Cavanaugh explores the ideal types of transnational identity in a globalized world, the “migrant” and the “tourist.” The migrant is the silent engine of the middle-class economy, the cheap labor that dwells beneath the visible threshold. “The United States needs a readily exploitable source of cheap labor. The purpose of the border is not simply to exclude immigrants, but to define them, to give them an identity.” (344) Our need simultaneously to denounce illegal immigration and to prop up a domestic labor market with those same illegal immigrants bears witness to the contradictions built into our economy and lifestyle. How many of the well-manicured lawns in the gated communities where Donald Trump finds such a warm welcome have been trimmed and cut by the Mexican migrants he so cavalierly slandered?

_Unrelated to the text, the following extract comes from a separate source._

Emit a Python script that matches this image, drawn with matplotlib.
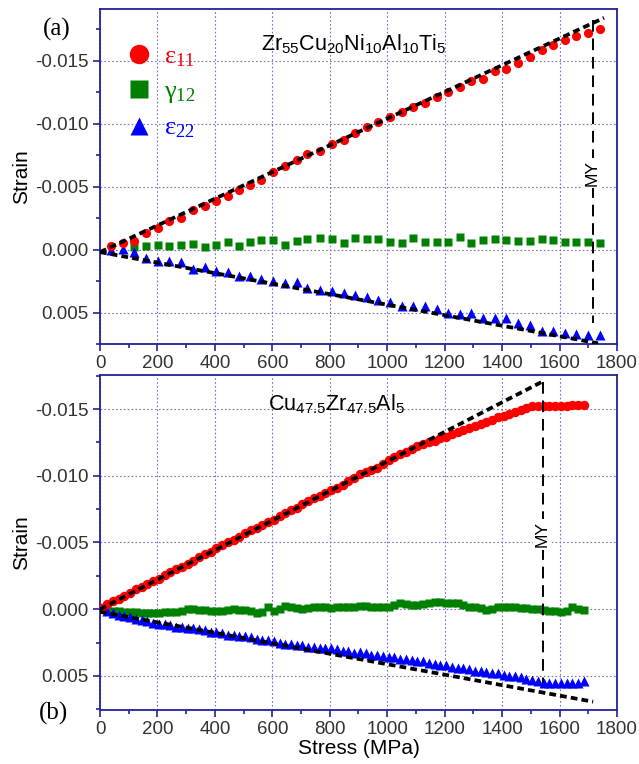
"""Strain vs stress for two metallic glasses, panels (a) and (b)."""
import matplotlib
matplotlib.use("Agg")
import matplotlib.pyplot as plt
from matplotlib.lines import Line2D
from matplotlib.ticker import MultipleLocator, FormatStrFormatter

plt.rcParams["font.family"] = ["Liberation Sans", "DejaVu Sans"]
plt.rcParams["mathtext.default"] = "regular"
plt.rcParams["axes.unicode_minus"] = False

# ---------------- panel (a): Zr55Cu20Ni10Al10Ti5 ----------------
stress_a = [38, 79, 119, 160, 201, 241, 282, 323, 366, 404, 444, 485, 522,
            561, 604, 644, 685, 720, 767, 807, 848, 888, 929, 969, 1010,
            1050, 1091, 1131, 1172, 1212, 1253, 1293, 1334, 1374, 1415,
            1455, 1497, 1538, 1578, 1619, 1659, 1700, 1741]
e11_a = [-0.00026, -0.0005, -0.00066, -0.00133, -0.0017, -0.00223, -0.0025,
         -0.00311, -0.00343, -0.00383, -0.00423, -0.0047, -0.0051, -0.0055,
         -0.00617, -0.00664, -0.0071, -0.00755, -0.00784, -0.00838, -0.0087,
         -0.00923, -0.00976, -0.01016, -0.01055, -0.01095, -0.01135,
         -0.01167, -0.01215, -0.01255, -0.0129, -0.01335, -0.01356,
         -0.01415, -0.01434, -0.01482, -0.0153, -0.01588, -0.01627,
         -0.01667, -0.01694, -0.01721, -0.01753]
g12_a = [None, None, -0.0002, -0.00026, -0.0004, -0.00026, -0.0004,
         -0.00045, -0.00018, -0.0004, -0.00064, -0.00026, -0.0006, -0.00077,
         -0.00074, -0.00035, -0.00068, -0.00082, -0.00093, -0.0008,
         -0.00053, -0.00093, -0.0008, -0.0008, -0.00064, -0.0005, -0.00093,
         -0.00058, -0.00064, -0.00058, -0.00098, -0.0005, -0.00077,
         -0.00085, -0.00077, -0.00072, -0.00072, -0.0008, -0.00074,
         -0.00064, -0.0006, -0.00058, -0.0005]
e22_a = [0.0, -0.00005, 0.00016, 0.00066, 0.00088, 0.00088, 0.00096,
         0.00154, 0.00136, 0.00173, 0.00181, 0.00213, 0.00213, 0.00234,
         0.00247, 0.00269, 0.0026, 0.00306, 0.00319, 0.00327, 0.00341,
         0.00361, 0.00373, 0.00399, 0.0042, 0.00447, 0.00452, 0.00452,
         0.00473, 0.005, 0.00513, 0.00505, 0.0054, 0.0054, 0.00545, 0.0058,
         0.00598, 0.00646, 0.00646, 0.0066, 0.00668, 0.00678, 0.00678]
fit11_a = ([0, 1755], [0.0002, -0.0184])
fit22_a = ([0, 1734], [0.0002, 0.00744])
my_a = ([1715, 1715], [-0.0182, 0.0058])
my_text_a = -0.0061

# ---------------- panel (b): Cu47.5Zr47.5Al5 ----------------
stress_b = [5, 25, 45, 65, 85, 105, 125, 145, 165, 185, 205, 225, 245, 265,
            285, 305, 325, 345, 365, 385, 405, 425, 445, 465, 485, 505, 525,
            545, 565, 585, 605, 625, 645, 665, 685, 705, 725, 745, 765, 785,
            805, 825, 845, 865, 885, 905, 925, 945, 965, 985, 1005, 1025,
            1045, 1065, 1085, 1105, 1125, 1145, 1165, 1185, 1205, 1225, 1245,
            1265, 1285, 1305, 1325, 1345, 1365, 1385, 1405, 1425, 1445, 1465,
            1485, 1505, 1525, 1545, 1565, 1585, 1605, 1625, 1645, 1665, 1685]
e11_b = [-0.0001, -0.0004, -0.0006, -0.0008, -0.0010, -0.0012, -0.0015,
         -0.0017, -0.0019, -0.0021, -0.0023, -0.0026, -0.0028, -0.0030,
         -0.0032, -0.0034, -0.0036, -0.0039, -0.0041, -0.0043, -0.0046,
         -0.0048, -0.0050, -0.0052, -0.0054, -0.0057, -0.0059, -0.0061,
         -0.0063, -0.0065, -0.0067, -0.0070, -0.0072, -0.0074, -0.0076,
         -0.0079, -0.0081, -0.0083, -0.0085, -0.0087, -0.0089, -0.0091,
         -0.0093, -0.0096, -0.0098, -0.0101, -0.0103, -0.0104, -0.0106,
         -0.0109, -0.0112, -0.0114, -0.0116, -0.0118, -0.0120, -0.0122,
         -0.0124, -0.0125, -0.0126, -0.0128, -0.0129, -0.0131, -0.0133,
         -0.0134, -0.0136, -0.0137, -0.0139, -0.0140, -0.0142, -0.0144,
         -0.0145, -0.0146, -0.0148, -0.0149, -0.0151, -0.0152, -0.0152,
         -0.0152, -0.0152, -0.0152, -0.0152, -0.0152, -0.0153, -0.0153,
         -0.0153]
g12_b = [-0.0001, 0.0, 0.0001, 0.0001, 0.0002, 0.0002, 0.0002, 0.00025,
         0.00025, 0.00025, 0.00025, 0.0002, 0.0002, 0.0002, 0.00015, 0.0,
         0.0, 0.00005, 0.00005, 0.0001, 0.0001, 0.0001, 0.00005, 0.0,
         0.00005, 0.00005, 0.0001, 0.00025, 0.0002, -0.00015, 0.00013, 0.0,
         -0.00025, -0.0002, -0.0001, 0.0, -0.0001, -0.0002, -0.0002,
         -0.00015, -0.00012, -0.00015, -0.0002, -0.0002, -0.0002, -0.00025,
         -0.00025, -0.0002, -0.00015, -0.00015, -0.0002, -0.0003, -0.00045,
         -0.0004, -0.0003, -0.0003, -0.0004, -0.0005, -0.00057, -0.00055,
         -0.0005, -0.00045, -0.00045, -0.0003, -0.0002, -0.0002, -0.0001,
         0.00005, 0.0, -0.0002, -0.0002, -0.0002, -0.00015, -0.0001,
         -0.0001, -0.00005, 0.0, 0.00005, 0.0001, 0.00015, 0.0002, 0.0001,
         -0.0002, 0.0, 0.00005]
e22_b = [-0.0001, 0.0001, 0.0003, 0.0004, 0.0005, 0.0006, 0.0007, 0.0008,
         0.0009, 0.0010, 0.0011, 0.0011, 0.0012, 0.0013, 0.0013, 0.0014,
         0.0014, 0.0015, 0.00155, 0.0017, 0.0017, 0.0018, 0.0019, 0.0019,
         0.0020, 0.0020, 0.0021, 0.0022, 0.0023, 0.0023, 0.0024, 0.00255,
         0.0026, 0.0026, 0.0027, 0.0027, 0.0028, 0.0028, 0.0029, 0.0029,
         0.0029, 0.0030, 0.0031, 0.0031, 0.0033, 0.0032, 0.0033, 0.0034,
         0.0034, 0.0035, 0.00355, 0.0036, 0.0037, 0.0037, 0.0038, 0.0039,
         0.0039, 0.0040, 0.0041, 0.00418, 0.0042, 0.0043, 0.0044, 0.0044,
         0.0045, 0.0046, 0.0046, 0.00468, 0.0048, 0.0048, 0.0049, 0.0050,
         0.0050, 0.00505, 0.0052, 0.0053, 0.0054, 0.0055, 0.0055, 0.0055,
         0.0055, 0.0055, 0.0055, 0.0055, 0.0054]
fit11_b = ([0, 1541], [0.0, -0.01706])
fit22_b = ([0, 1717], [0.0002, 0.00693])
my_b = ([1541, 1541], [-0.01706, 0.0055])
my_text_b = -0.0056

titles = [r"Zr$_{55}$Cu$_{20}$Ni$_{10}$Al$_{10}$Ti$_{5}$",
          r"Cu$_{47.5}$Zr$_{47.5}$Al$_{5}$"]
panel_tags = ["(a)", "(b)"]
legend_labels = [r"ε$_{11}$", r"γ$_{12}$", r"ε$_{22}$"]

NAVY = "#22229a"
GRID = "#7474b4"
TICKTXT = "#333333"
RED, GREEN, BLUE = "#ff0000", "#008000", "#0000ff"


def style_axes(ax, ylim):
    ax.set_xlim(0, 1800)
    ax.set_ylim(*ylim)
    ax.xaxis.set_major_locator(MultipleLocator(200))
    ax.xaxis.set_minor_locator(MultipleLocator(100))
    ax.yaxis.set_major_locator(MultipleLocator(0.005))
    ax.yaxis.set_minor_locator(MultipleLocator(0.0025))
    ax.yaxis.set_major_formatter(FormatStrFormatter("%.3f"))
    ax.grid(True, which="major", color=GRID, linestyle=(0, (1.5, 2)),
            linewidth=0.8)
    ax.set_axisbelow(True)
    for sp in ax.spines.values():
        sp.set_color(NAVY)
        sp.set_linewidth(1.3)
    ax.tick_params(which="major", direction="out", length=5, width=1.2,
                   color=NAVY, labelcolor=TICKTXT, labelsize=13.5, pad=3)
    ax.tick_params(which="minor", direction="out", length=3, width=1.2,
                   color=NAVY)
    ax.set_ylabel("Strain", fontsize=15, labelpad=3)


def draw_panel(ax, stress, e11, g12, e22, fit11, fit22, my, my_text,
               ms_c, ms_s, ms_t):
    gx = [s for s, g in zip(stress, g12) if g is not None]
    gy = [g for g in g12 if g is not None]
    ax.plot(gx, gy, "s", color=GREEN, ms=ms_s, mec="none", zorder=3)
    ax.plot(stress, e22, "^", color=BLUE, ms=ms_t, mec="none", zorder=3)
    ax.plot(stress, e11, "o", color=RED, ms=ms_c, mec="none", zorder=3)
    dash = (0, (1.8, 1.1))
    ax.plot(fit11[0], fit11[1], color="black", lw=2.7, linestyle=dash,
            zorder=4)
    ax.plot(fit22[0], fit22[1], color="black", lw=2.7, linestyle=dash,
            zorder=4)
    ax.plot(my[0], my[1], color="black", lw=1.4, linestyle=(0, (6, 3.5)),
            zorder=4)
    ax.text(my[0][0], my_text, "MY", rotation=90, ha="center",
            va="center", fontsize=12.5, zorder=5,
            bbox=dict(facecolor="white", edgecolor="none", pad=1.5))


fig = plt.figure(figsize=(6.39, 7.64), dpi=100)
ax_a = fig.add_axes([0.1565, 0.5497, 0.809, 0.4385])
ax_b = fig.add_axes([0.1565, 0.0707, 0.809, 0.4385])

style_axes(ax_a, (0.0075, -0.0191))
style_axes(ax_b, (0.00755, -0.01755))

draw_panel(ax_a, stress_a, e11_a, g12_a, e22_a, fit11_a, fit22_a,
           my_a, my_text_a, 6.6, 5.4, 7.2)
draw_panel(ax_b, stress_b, e11_b, g12_b, e22_b, fit11_b, fit22_b,
           my_b, my_text_b, 6.8, 6.2, 6.6)

ax_b.set_xlabel("Stress (MPa)", fontsize=15, labelpad=1)

ax_a.text(0.49, 0.896, titles[0], transform=ax_a.transAxes, ha="center",
          va="center", fontsize=15.5)
ax_b.text(0.458, 0.914, titles[1], transform=ax_b.transAxes, ha="center",
          va="center", fontsize=15.5)

fig.text(0.089, 0.961, panel_tags[0], family="Liberation Serif",
         fontsize=18, ha="center", va="center")
fig.text(0.083, 0.066, panel_tags[1], family="Liberation Serif",
         fontsize=18, ha="center", va="center")

handles = [Line2D([], [], marker="o", ls="none", color=RED, ms=14,
                  mec="none"),
           Line2D([], [], marker="s", ls="none", color=GREEN, ms=12.5,
                  mec="none"),
           Line2D([], [], marker="^", ls="none", color=BLUE, ms=13,
                  mec="none")]
leg = ax_a.legend(handles, legend_labels, loc="upper left",
                  bbox_to_anchor=(0.025, 0.925), frameon=False,
                  prop={"family": "Liberation Serif", "size": 19},
                  handletextpad=0.35, labelspacing=0.42, handlelength=1.2,
                  borderaxespad=0)
for txt, col in zip(leg.get_texts(), [RED, GREEN, BLUE]):
    txt.set_color(col)

fig.savefig("out.png", dpi=100)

But what can we do? I don’t employ any illegal migrant workers directly, at least not that I am aware of. I cannot single-handedly transform the global economy; indeed, I find myself just trying to get by, as middle-class wages shrink, too. The middle class worker can feel completely trapped, too. Cavanaugh acknowledges that fact, and he points to the other modern type, the tourist, as the middle class’s effort to transcend that very sense of imprisonment. In such a situation, tourism is a kind of ersatz substitute for religious transcendence. He quotes Dean MacCannell’s book, The Tourist: A New Theory of the Leisure Class: “sightseeing is a kind of collective striving for a transcendence of the modern totality, a way of attempting to overcome the discontinuity of modernity, of incorporating its fragments into a unified experience.” In particular, the modern tourist seeks to discover a kind of lost authenticity through the encounter with the authentic (often premodern or underdeveloped) “other.”
The consumer seeks to make his own the authenticity of single-malt whiskies from remote Highland distilleries and single-origin cocoa from Ecuadorian tribal lands. The progress of modernity depends on the instability of modern identity and the conviction that reality and authenticity are elsewhere. (348)
The restless sense of inauthentic middle-class life thus generates new market frontiers for global capital to explore and even exploit in boutique and artisanal goods from far-flung regions.